A couple will typically need a £26,000-a-year income for a comfortable retirement, research from Which? suggests.
The consumer group surveyed nearly 7,000 retirees in February about their spending to develop retirement income targets for one-person and two-person households.
While each person’s circumstances are different, the findings could help to indicate how much someone might need to save. The figures include state and private pension income.
A comfortable retirement includes enough to pay for essentials as well as regular short-haul holidays, hobbies, alcohol and charity giving.
Couples will typically need an annual income of around £18,000 just to cover essentials such as food and drink, household bills, transport, clothing and health products, Which? calculated.
For a more luxurious lifestyle, they would need to aim towards an annual income of £41,000, unlocking the possibility of extended or long-haul holidays, health club memberships and expensive meals out and have a new car every five years.
For single-person households the typical essential, comfortable and luxury annual retirement incomes were calculated as £13,000, £19,000 and £31,000, respectively.
Retirees in two-person households had spent around 14% less on recreation and leisure and 10% less on transport recently, compared with before the coronavirus crisis in 2019, Which? found.

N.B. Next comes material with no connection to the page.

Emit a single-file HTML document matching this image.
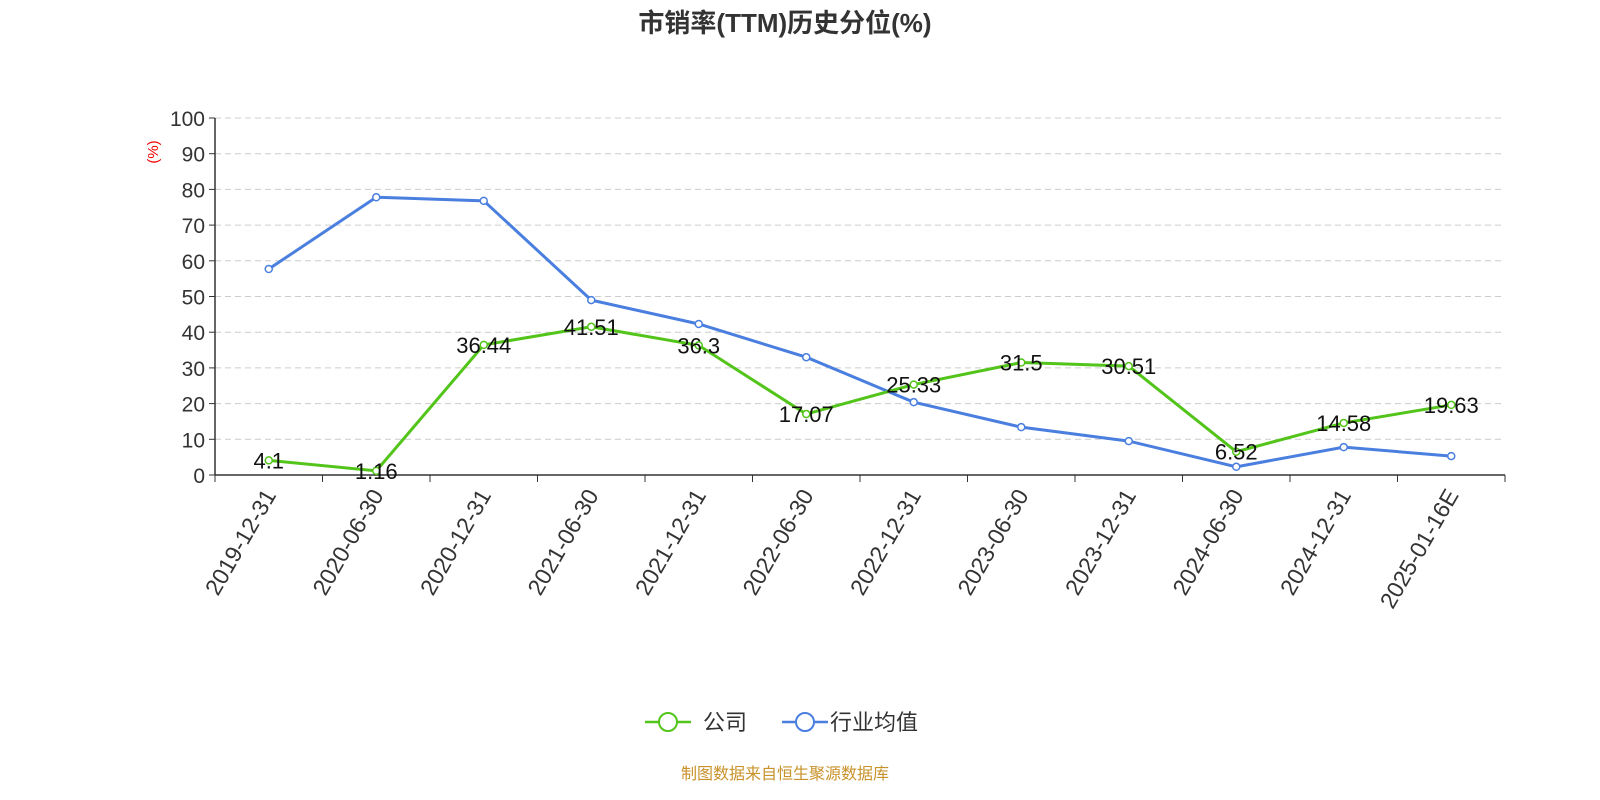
<!DOCTYPE html>
<html><head><meta charset="utf-8"><style>
body{margin:0;background:#fff;}
svg{display:block;font-family:"Liberation Sans","Noto Sans CJK SC",sans-serif;}
</style></head><body>
<svg id="chart" width="1600" height="800" viewBox="0 0 1600 800">
<text x="785" y="32" text-anchor="middle" font-size="26" font-weight="bold" fill="#333">市销率(TTM)历史分位(%)</text>
<text x="0" y="0" transform="translate(158,152) rotate(-90)" text-anchor="middle" font-size="15" fill="#e00">(%)</text>
<g id="grid"></g><g id="axes"></g><g id="series"></g>
<g>
<g>
<line x1="645" y1="722" x2="691" y2="722" stroke="#52c41a" stroke-width="2.5"/>
<circle cx="668" cy="722" r="9" fill="#fff" stroke="#52c41a" stroke-width="2"/>
<text x="703" y="730" font-size="22" fill="#333">公司</text></g>
<g>
<line x1="782" y1="722" x2="828" y2="722" stroke="#4a7fdf" stroke-width="2.5"/>
<circle cx="805" cy="722" r="9" fill="#fff" stroke="#4a7fdf" stroke-width="2"/>
<text x="830" y="730" font-size="22" fill="#333">行业均值</text></g>
</g>
<text x="785" y="779" text-anchor="middle" font-size="16" fill="#c8922a">制图数据来自恒生聚源数据库</text>
</svg>
<script>
const categories=["2019-12-31","2020-06-30","2020-12-31","2021-06-30","2021-12-31","2022-06-30","2022-12-31","2023-06-30","2023-12-31","2024-06-30","2024-12-31","2025-01-16E"];
const companyValues=[4.1,1.16,36.44,41.51,36.3,17.07,25.33,31.5,30.51,6.52,14.58,19.63];
const industryValues=[57.7,77.8,76.8,49,42.3,33,20.4,13.4,9.5,2.3,7.8,5.3];
const yTicks=[0,10,20,30,40,50,60,70,80,90,100];
const NS="http://www.w3.org/2000/svg";
const X0=215,X1=1505,Y0=475,Y1=118;
const bw=(X1-X0)/categories.length;
const xs=i=>X0+bw*(i+0.5);
const ys=v=>Y0-(v/100)*(Y0-Y1);
function mk(tag,attrs,parent){const e=document.createElementNS(NS,tag);for(const k in attrs)e.setAttribute(k,attrs[k]);parent.appendChild(e);return e;}
const grid=document.getElementById('grid'),axes=document.getElementById('axes'),ser=document.getElementById('series');
yTicks.forEach(t=>{
 if(t>0){const g=mk('line',{x1:X0,x2:X1,y1:ys(t),y2:ys(t),stroke:'#ccc','stroke-dasharray':'6,4'},grid);
 
 }
 const tk=mk('line',{x1:X0-6,x2:X0,y1:ys(t),y2:ys(t),stroke:'#333'},axes);
 
 
 const l=mk('text',{x:X0-10,y:ys(t)+8,'text-anchor':'end','font-size':21,fill:'#333'},axes);
 l.textContent=t;
 
 
});
const ya=mk('line',{x1:X0,x2:X0,y1:Y1,y2:Y0,stroke:'#333','stroke-width':1.5},axes);


const xa=mk('line',{x1:X0,x2:X1,y1:Y0,y2:Y0,stroke:'#333','stroke-width':1.5},axes);


for(let i=0;i<=categories.length;i++){
 const tk=mk('line',{x1:X0+bw*i,x2:X0+bw*i,y1:Y0,y2:Y0+7,stroke:'#333'},axes);
 
 
}
categories.forEach((c,i)=>{
 const l=mk('text',{x:0,y:0,transform:`translate(${xs(i)+8},${Y0+20}) rotate(-60)`,'text-anchor':'end','font-size':23,fill:'#333'},axes);
 l.textContent=c;
 
 
});
function drawSeries(vals,color,name){
 const p=mk('polyline',{points:vals.map((v,i)=>xs(i)+','+ys(v)).join(' '),fill:'none',stroke:color,'stroke-width':3},ser);
 
 
 vals.forEach((v,i)=>{
  const c=mk('circle',{cx:xs(i),cy:ys(v),r:3.5,fill:'#fff',stroke:color,'stroke-width':1.5},ser);
  
  
 });
}
drawSeries(industryValues,'#4a7fdf','industry');
drawSeries(companyValues,'#52c41a','company');
companyValues.forEach((v,i)=>{
 const t=mk('text',{x:xs(i),y:ys(v)+8,'text-anchor':'middle','font-size':22,fill:'#111'},ser);
 t.textContent=v;
 
 
});
</script>
</body></html>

But spending on cars, charitable donations and groceries had increased by 6%.
For single-person households, spending on long-haul holidays and leisure memberships were down by 14% and 9% respectively.
The type of retirement income someone chooses may also have a bearing on how much they would potentially need to save for a comfortable retirement.
The pension freedoms mean that over-55s can take their income in various ways, including buying an annuity, which will guarantee them a regular retirement income, or drawing money down from their pension pots.
Which? found that, on average, couples need a pot of around £155,000 alongside their state pension to produce the annual income for a comfortable retirement of £26,000 using pension drawdown – or just over £265,000 through a joint life annuity.
For single-person households, achieving a comfortable retirement would mean a pot of around £192,290 alongside a state pension to produce an annual income of £19,000 using pension drawdown, or £305,710 through an annuity, the research suggests.
The calculations for pension drawdown were based on the saver drawing off all of their income over 20 years from the age of 65 and also making certain assumptions about investment growth, inflation and charges.
People looking to find out more about their options may want to consider approaching the Government-backed Pension Wise service for free guidance or paying for independent financial advice from someone who is suitably qualified.
The Pensions and Lifetime Savings Association (PLSA) has also previously produced retirement living standards, to give people an indication of how much they may want to save to achieve certain lifestyles.
More information is at https://www.retirementlivingstandards.org.uk/
Which? wants savers to be given more clarity about their pension savings so they can know if they are on track for later life.
Jenny Ross, Which? Money editor, said: “For many people, the events of the past year will have caused them to rethink their retirement plans and brought the amount of money needed for later life into sharper focus.
“Our research shows that most people will need to be putting away significant sums if they want to ensure they can enjoy a comfortable retirement – but many do not have access to the clear and accessible information they need to help them plan.”